There then followed mutual back slapping with Mr Gupta, an Allstate VP.

Is this a clue?

In any event, investment is safe and with it the obscene amounts of money paid to senior QUB staff.

Johnston showed great courage.

Freedom of speech

Freedom of speech and press freedoms are cornerstones of a democracy.

In the wake of Charlie Hebdo it is important to recall that violence and threats against the press and against free speech occur nearer home also. Martin O’Hagan was killed in September 2001. Adams recently made a remark about guns and newspapers.

Anyone wanting to read some detail of other threats made locally should read a piece written by Paul Campbell and carried in the blog “The Pensive Quill”.

Campbell’s cast of characters is interesting.

Grandpa McGuinness

On 7th january, oul Grandpa McGuinness, he of the folksy charm, tweeted “Today’s attack in Paris was appalling”.

This from a man who ordered many similar attacks. How many defenceless policemen did his comrades kill?

If you repeat a lie often enough..

Also, if the French Government is as brave as the British, it will already be negotiating with the terrorists.

Despite the demonstrations and the words, when the dust settles in Paris , the victims will be discarded by the state and will be left to the silence.

It will be interesting to assess French foreign policy in the coming months.

Meantime David Cameron is, in respect of toughness towards Islamic terrorists, [as they say in Texas] Big Hat no cattle.

The opiate of the masses

Imagine that you had helped Britain and France in the Great War and had been deceived.

Imagine that a man turned up at your home, you opened the door, he carried a gun in one hand and the Old Testament in the other. He said, “this book says that 2000 years ago this was my land.”

Imagine living with several million other people in a piece of land the size of the Ards Peninsula.
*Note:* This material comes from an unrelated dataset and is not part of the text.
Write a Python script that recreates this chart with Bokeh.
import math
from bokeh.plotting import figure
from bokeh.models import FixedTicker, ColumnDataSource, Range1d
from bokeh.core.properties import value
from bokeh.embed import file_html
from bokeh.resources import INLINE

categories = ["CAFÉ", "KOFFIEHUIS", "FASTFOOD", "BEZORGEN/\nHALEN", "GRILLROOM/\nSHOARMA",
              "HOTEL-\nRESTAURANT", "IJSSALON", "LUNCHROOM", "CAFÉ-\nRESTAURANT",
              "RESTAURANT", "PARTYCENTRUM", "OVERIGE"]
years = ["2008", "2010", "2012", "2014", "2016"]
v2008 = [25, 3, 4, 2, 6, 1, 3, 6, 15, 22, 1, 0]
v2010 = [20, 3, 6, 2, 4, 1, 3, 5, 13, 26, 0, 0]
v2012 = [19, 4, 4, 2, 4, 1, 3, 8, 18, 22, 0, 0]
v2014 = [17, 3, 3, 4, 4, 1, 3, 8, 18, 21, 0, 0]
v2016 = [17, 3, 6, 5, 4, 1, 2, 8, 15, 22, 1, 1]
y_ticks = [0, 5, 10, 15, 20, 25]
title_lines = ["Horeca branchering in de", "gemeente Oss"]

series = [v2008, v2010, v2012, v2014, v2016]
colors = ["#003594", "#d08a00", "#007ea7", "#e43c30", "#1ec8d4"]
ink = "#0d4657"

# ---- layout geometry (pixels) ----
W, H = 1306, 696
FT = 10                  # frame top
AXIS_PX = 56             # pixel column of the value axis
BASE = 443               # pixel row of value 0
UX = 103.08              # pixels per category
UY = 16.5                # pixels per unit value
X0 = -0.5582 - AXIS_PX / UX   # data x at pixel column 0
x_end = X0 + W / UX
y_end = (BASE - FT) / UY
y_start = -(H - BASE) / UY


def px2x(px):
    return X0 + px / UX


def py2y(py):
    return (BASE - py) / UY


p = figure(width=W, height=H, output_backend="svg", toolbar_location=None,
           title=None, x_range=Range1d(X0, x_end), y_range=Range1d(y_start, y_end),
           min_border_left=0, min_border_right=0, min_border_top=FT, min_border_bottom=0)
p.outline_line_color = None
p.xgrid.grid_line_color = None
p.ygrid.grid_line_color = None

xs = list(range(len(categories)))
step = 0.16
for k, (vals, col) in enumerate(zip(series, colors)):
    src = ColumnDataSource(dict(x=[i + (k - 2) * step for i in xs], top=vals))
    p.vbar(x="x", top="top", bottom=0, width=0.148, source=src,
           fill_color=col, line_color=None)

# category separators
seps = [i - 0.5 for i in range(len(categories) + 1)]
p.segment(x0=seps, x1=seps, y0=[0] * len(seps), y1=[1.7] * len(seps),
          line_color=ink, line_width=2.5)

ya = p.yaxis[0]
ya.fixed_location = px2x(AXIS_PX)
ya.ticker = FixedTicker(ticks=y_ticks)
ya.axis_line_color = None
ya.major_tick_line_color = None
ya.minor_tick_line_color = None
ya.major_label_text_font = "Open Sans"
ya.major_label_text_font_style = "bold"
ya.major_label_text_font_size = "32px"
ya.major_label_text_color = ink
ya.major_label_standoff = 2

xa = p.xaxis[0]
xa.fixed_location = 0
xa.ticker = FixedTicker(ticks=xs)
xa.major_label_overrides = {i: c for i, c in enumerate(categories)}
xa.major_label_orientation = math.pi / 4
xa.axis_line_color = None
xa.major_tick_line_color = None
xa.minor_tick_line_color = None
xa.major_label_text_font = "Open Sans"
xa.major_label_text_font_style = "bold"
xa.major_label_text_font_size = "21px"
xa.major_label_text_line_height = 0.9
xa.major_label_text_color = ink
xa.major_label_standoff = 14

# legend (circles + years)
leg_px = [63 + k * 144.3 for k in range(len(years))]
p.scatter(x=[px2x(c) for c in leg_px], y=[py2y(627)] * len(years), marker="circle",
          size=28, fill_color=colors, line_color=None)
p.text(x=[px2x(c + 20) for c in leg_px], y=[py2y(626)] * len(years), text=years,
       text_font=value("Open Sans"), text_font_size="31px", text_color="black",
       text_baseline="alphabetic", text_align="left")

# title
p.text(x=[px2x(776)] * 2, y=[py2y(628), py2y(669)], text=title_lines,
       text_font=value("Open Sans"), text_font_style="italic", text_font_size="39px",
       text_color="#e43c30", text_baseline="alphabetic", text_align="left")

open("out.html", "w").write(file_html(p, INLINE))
Imagine that the West cares little.

I spent two years in Saudi Arabia 1980-82.

While the Saudis were welcoming, many harboured a dislike of the USA and the UK. Apart from the matters above, they felt that the West had screwed them over  oil.

When the Falklands War started it was obvious whom they backed. A generation on, after the deaths in Iraq and Afghanistan and in other countries , I judge that the dislike of the West has turned to hatred.
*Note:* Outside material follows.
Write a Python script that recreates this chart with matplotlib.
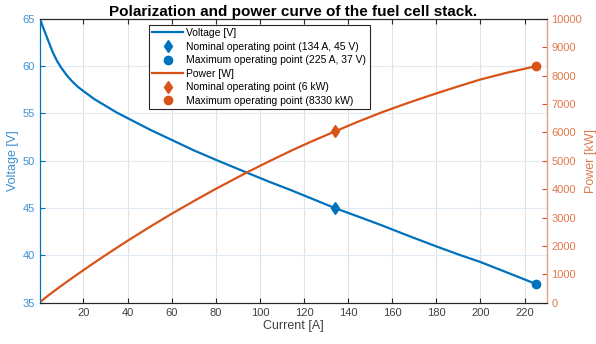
import numpy as np
import matplotlib
matplotlib.use("Agg")
import matplotlib.pyplot as plt
from matplotlib.lines import Line2D

plt.rcParams['font.family'] = ['Liberation Sans', 'DejaVu Sans']

# data
current = [0.3, 1.5, 3, 4.5, 6, 8, 10, 12.5, 15, 17.5, 20, 25, 30, 35, 40,
           50, 60, 70, 80, 94, 104, 114, 124, 134, 144, 155, 167, 180, 190,
           200, 212, 225]
voltage = [65.0, 64.2, 63.3, 62.4, 61.5, 60.55, 59.8, 59.0, 58.35, 57.8,
           57.35, 56.5, 55.8, 55.1, 54.5, 53.3, 52.2, 51.1, 50.1, 48.75, 47.8,
           46.9, 45.95, 45.0, 44.15, 43.2, 42.1, 40.95, 40.1, 39.3, 38.2, 37.0]
power = [20, 96, 190, 281, 369, 484, 598, 738, 875, 1012, 1147, 1413, 1674,
         1929, 2180, 2665, 3132, 3577, 4008, 4583, 4971, 5347, 5698, 6030,
         6358, 6696, 7031, 7371, 7619, 7860, 8098, 8325]

nom_point = (134, 45, 6030)
max_point = (225, 37, 8325)

x_ticks = list(range(20, 221, 20))
v_ticks = list(range(35, 66, 5))
p_ticks = list(range(0, 10001, 1000))

BLUE = '#0072BD'
ORANGE = '#D95319'
DARK = '#262626'

fig = plt.figure(figsize=(5.96, 3.44), dpi=100)
ax = fig.add_axes([0.0671, 0.120, 0.850, 0.8256])
ax2 = ax.twinx()

ax.plot(current, voltage, color=BLUE, lw=1.6)
ax.plot(nom_point[0], nom_point[1], 'd', color=BLUE, ms=6)
ax.plot(max_point[0], max_point[1], 'o', color=BLUE, ms=6)

ax2.plot(current, power, color=ORANGE, lw=1.6)
ax2.plot(nom_point[0], nom_point[2], 'd', color=ORANGE, ms=6)
ax2.plot(max_point[0], max_point[2], 'o', color=ORANGE, ms=6)

ax.set_xlim(0.3, 230)
ax.set_ylim(35, 65)
ax2.set_ylim(0, 10000)
ax.set_xticks(x_ticks)
ax.set_yticks(v_ticks)
ax2.set_yticks(p_ticks)

# grid
ax.xaxis.grid(True, color='#e3e3e3', lw=0.8)
ax.yaxis.grid(True, color='#e0ebf5', lw=0.8)
ax.set_axisbelow(True)

# axes styling
for s in ['top', 'bottom']:
    ax.spines[s].set_color(DARK)
    ax2.spines[s].set_color(DARK)
ax2.spines['left'].set_color(BLUE)
ax2.spines['right'].set_color('#e8a080')
ax.spines['left'].set_color(BLUE)
for a in (ax, ax2):
    for s in a.spines.values():
        s.set_linewidth(0.8)

ax.tick_params(axis='x', direction='in', top=True, length=3.5, colors=DARK,
               labelsize=8, labelcolor='#404040')
ax.tick_params(axis='y', direction='in', length=3.5, colors=BLUE,
               labelsize=8, labelcolor='#3d8fd1')
ax2.tick_params(axis='y', direction='in', length=3.5, colors=ORANGE,
                labelsize=8, labelcolor='#e07a4c')

ax.set_xlabel('Current [A]', fontsize=9, color='#404040', labelpad=2)
ax.set_ylabel('Voltage [V]', fontsize=9, color='#3d8fd1', labelpad=3)
ax2.set_ylabel('Power [kW]', fontsize=9, color='#e07a4c', labelpad=2)
ax.set_title('Polarization and power curve of the fuel cell stack.',
             fontsize=11, fontweight='bold', pad=2)

handles = [
    Line2D([], [], color=BLUE, lw=1.6),
    Line2D([], [], color=BLUE, marker='d', ls='none', ms=6),
    Line2D([], [], color=BLUE, marker='o', ls='none', ms=6),
    Line2D([], [], color=ORANGE, lw=1.6),
    Line2D([], [], color=ORANGE, marker='d', ls='none', ms=6),
    Line2D([], [], color=ORANGE, marker='o', ls='none', ms=6),
]
labels = ['Voltage [V]',
          'Nominal operating point (134 A, 45 V)',
          'Maximum operating point (225 A, 37 V)',
          'Power [W]',
          'Nominal operating point (6 kW)',
          'Maximum operating point (8330 kW)']
leg = ax2.legend(handles, labels, loc='upper left',
                 bbox_to_anchor=(149 / 596, 1 - 25 / 344),
                 bbox_transform=fig.transFigure, fontsize=7.5,
                 fancybox=False, framealpha=1, edgecolor=DARK,
                 borderpad=0.3, labelspacing=0.34, handlelength=3,
                 handletextpad=0.3, borderaxespad=0)
leg.get_frame().set_linewidth(0.8)

fig.savefig('out.png', dpi=100)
That is not to condone the Paris killings.

But until we truly understand the reasons for the hatred, nothing will change.

Why should not the Palestinians have a state?

It is easy for people to pontificate about terrorism, try experiencing it at first hand.

It is easy, too, to drive unhappy people into the arms of religion. “There is no God but Allah and Mohammet is his messenger” Killing for a greater power gives legitimacy.

Four hundred years ago , this state burned people at the stake. Not that long ago the USA had witch trials. Read Miller’s play.

Next time you read the Daily Mail, ask yourself this question; “who is speaking to me?’

I bet you will come to the conclusion that it is not the ordinary man, in London, New York, Gaza, Tel Aviv or Tripoli.

Charlie Hebdo

The images from Paris are shocking.

Of course, PIRA often shot police officers and civilians in similar fashion.

I doubt if the leaders of the Islamist terrorist group, responsible for this will ever sit in government in France.

I’m also sure that the French citizens will not have to wait twenty five years for compensation and justice.

It all makes Cameron’s words ring hollow.